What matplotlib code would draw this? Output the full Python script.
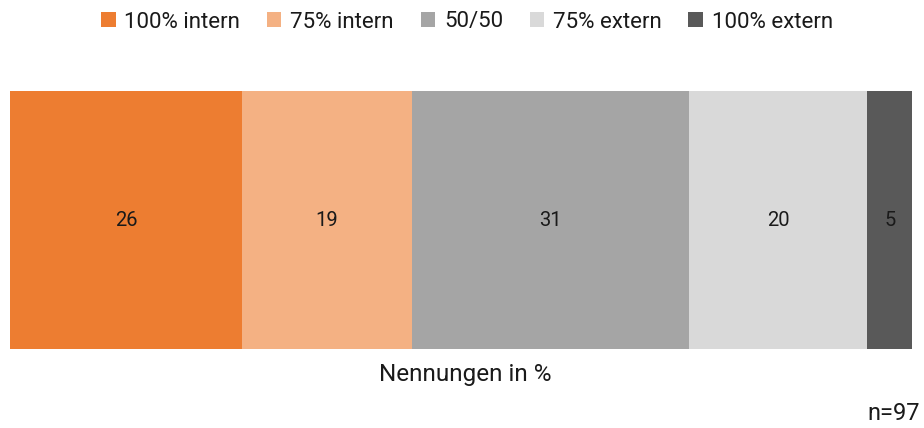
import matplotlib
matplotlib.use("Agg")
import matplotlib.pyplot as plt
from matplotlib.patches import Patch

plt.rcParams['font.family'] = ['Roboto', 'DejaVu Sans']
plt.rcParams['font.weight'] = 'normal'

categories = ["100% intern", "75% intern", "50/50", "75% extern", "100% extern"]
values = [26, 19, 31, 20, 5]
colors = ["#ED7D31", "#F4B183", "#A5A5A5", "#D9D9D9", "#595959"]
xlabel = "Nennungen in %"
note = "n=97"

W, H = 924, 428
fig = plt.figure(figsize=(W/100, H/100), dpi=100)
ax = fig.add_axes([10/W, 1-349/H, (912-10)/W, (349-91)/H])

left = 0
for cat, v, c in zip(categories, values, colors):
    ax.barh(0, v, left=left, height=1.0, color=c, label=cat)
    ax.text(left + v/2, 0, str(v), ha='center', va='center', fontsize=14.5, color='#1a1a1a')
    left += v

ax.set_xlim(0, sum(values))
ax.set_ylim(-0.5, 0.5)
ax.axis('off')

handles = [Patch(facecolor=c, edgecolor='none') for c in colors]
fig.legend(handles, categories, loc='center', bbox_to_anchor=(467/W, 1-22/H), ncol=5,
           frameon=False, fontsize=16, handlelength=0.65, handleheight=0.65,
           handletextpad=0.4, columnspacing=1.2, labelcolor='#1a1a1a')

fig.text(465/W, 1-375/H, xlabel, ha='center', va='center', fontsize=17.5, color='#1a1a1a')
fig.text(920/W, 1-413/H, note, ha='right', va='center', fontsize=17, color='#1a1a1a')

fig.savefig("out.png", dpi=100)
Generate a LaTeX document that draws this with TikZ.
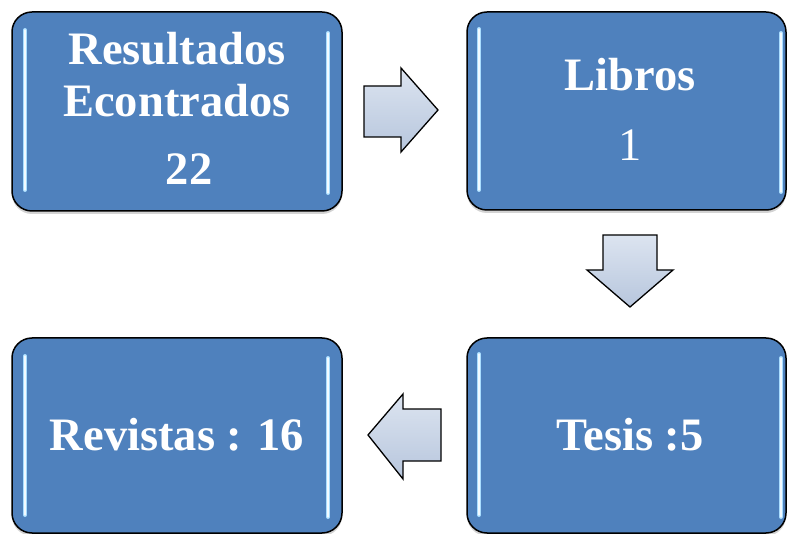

Work to complete
Look at the listing and set down only the lines from its start through the line with "plt.rcParams['font.weight'] = 'normal'", word for word and without pictures.

Solved problem
What matplotlib code would draw this? Output the full Python script.
import matplotlib
matplotlib.use("Agg")
import matplotlib.pyplot as plt
from matplotlib.patches import Patch

plt.rcParams['font.family'] = ['Roboto', 'DejaVu Sans']
plt.rcParams['font.weight'] = 'normal'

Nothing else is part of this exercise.